Give the number of lines holding the string "this", and nothing else.

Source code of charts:
>>>
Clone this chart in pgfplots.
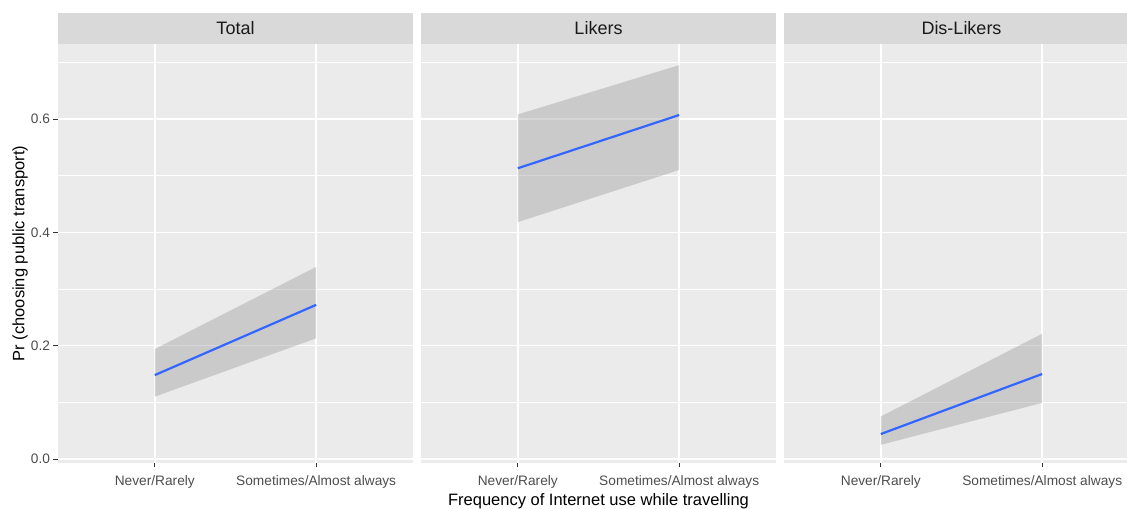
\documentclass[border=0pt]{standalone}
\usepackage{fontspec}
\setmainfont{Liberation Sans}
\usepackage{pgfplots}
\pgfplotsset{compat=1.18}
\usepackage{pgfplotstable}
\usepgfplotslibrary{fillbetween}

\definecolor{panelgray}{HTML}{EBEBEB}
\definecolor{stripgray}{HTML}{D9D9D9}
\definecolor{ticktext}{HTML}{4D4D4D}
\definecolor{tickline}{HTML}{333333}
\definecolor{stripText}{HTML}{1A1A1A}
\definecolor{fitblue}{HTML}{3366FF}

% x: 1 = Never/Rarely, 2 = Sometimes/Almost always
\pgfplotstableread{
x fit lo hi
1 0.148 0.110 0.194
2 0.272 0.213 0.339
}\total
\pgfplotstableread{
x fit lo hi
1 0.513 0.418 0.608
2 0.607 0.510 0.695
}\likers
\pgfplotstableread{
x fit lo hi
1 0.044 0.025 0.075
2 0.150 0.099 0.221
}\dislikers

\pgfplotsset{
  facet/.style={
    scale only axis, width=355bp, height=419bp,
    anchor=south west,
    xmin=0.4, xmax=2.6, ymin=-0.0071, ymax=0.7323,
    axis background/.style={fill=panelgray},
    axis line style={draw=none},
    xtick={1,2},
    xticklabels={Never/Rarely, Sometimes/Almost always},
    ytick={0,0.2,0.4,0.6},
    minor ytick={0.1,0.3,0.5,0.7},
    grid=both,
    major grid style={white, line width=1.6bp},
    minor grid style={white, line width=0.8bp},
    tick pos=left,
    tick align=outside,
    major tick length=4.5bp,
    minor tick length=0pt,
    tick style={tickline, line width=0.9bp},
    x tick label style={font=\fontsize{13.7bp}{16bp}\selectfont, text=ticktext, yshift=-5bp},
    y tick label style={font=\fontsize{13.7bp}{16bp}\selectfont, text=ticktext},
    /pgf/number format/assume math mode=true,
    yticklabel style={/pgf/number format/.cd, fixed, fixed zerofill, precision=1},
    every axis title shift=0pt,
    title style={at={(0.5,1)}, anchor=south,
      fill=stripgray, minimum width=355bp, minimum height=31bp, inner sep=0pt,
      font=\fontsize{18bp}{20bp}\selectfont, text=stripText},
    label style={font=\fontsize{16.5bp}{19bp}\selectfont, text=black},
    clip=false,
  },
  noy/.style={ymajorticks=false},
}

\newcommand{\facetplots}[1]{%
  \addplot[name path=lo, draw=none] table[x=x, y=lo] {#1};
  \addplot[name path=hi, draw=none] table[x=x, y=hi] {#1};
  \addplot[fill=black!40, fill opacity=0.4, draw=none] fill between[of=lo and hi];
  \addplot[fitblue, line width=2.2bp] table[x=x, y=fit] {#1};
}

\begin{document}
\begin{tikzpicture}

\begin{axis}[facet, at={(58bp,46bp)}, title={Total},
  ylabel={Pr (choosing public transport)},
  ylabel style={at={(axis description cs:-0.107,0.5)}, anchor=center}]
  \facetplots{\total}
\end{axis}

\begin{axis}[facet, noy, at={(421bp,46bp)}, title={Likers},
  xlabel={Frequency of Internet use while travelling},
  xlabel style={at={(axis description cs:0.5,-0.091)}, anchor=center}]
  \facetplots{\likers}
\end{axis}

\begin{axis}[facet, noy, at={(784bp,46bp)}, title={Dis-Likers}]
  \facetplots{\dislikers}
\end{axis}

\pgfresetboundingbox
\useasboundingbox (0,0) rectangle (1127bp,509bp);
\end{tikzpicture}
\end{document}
<<<
>>>
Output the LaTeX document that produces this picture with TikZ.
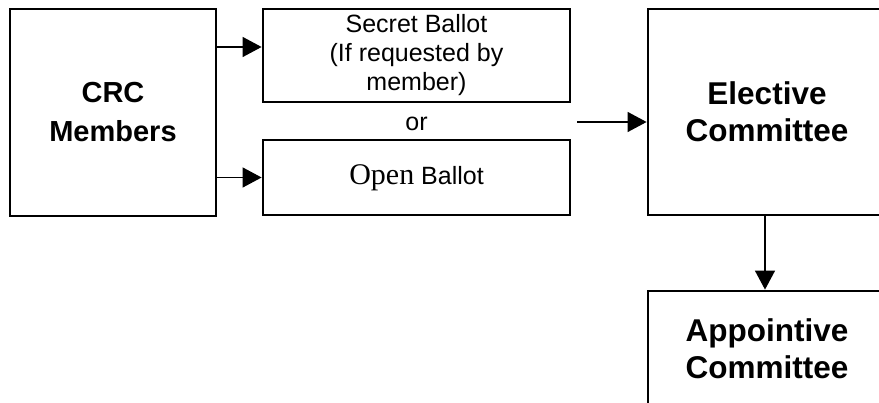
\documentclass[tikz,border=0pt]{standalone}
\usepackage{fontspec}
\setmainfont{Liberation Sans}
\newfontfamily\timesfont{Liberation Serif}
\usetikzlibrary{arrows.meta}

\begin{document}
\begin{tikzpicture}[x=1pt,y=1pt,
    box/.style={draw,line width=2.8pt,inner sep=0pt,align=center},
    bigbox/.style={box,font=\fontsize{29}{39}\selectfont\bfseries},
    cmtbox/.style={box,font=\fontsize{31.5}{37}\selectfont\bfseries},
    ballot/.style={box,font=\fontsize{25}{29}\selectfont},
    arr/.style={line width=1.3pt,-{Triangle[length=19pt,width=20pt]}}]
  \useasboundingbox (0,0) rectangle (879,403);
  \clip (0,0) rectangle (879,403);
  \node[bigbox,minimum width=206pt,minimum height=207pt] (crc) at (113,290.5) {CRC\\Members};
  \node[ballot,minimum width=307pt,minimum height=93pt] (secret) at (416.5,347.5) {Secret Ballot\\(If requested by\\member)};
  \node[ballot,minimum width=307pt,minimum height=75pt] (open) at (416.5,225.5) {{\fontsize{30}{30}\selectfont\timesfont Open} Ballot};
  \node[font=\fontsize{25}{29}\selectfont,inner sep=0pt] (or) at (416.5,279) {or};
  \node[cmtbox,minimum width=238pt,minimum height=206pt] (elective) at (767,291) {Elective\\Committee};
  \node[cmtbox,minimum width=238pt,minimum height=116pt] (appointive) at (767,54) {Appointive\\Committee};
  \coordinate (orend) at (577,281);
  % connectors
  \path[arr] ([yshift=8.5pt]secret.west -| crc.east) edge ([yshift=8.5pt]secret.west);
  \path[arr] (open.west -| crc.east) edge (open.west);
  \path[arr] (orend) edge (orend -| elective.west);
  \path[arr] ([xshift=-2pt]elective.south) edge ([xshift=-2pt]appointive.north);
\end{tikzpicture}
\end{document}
<<<
• **Task solution**: 2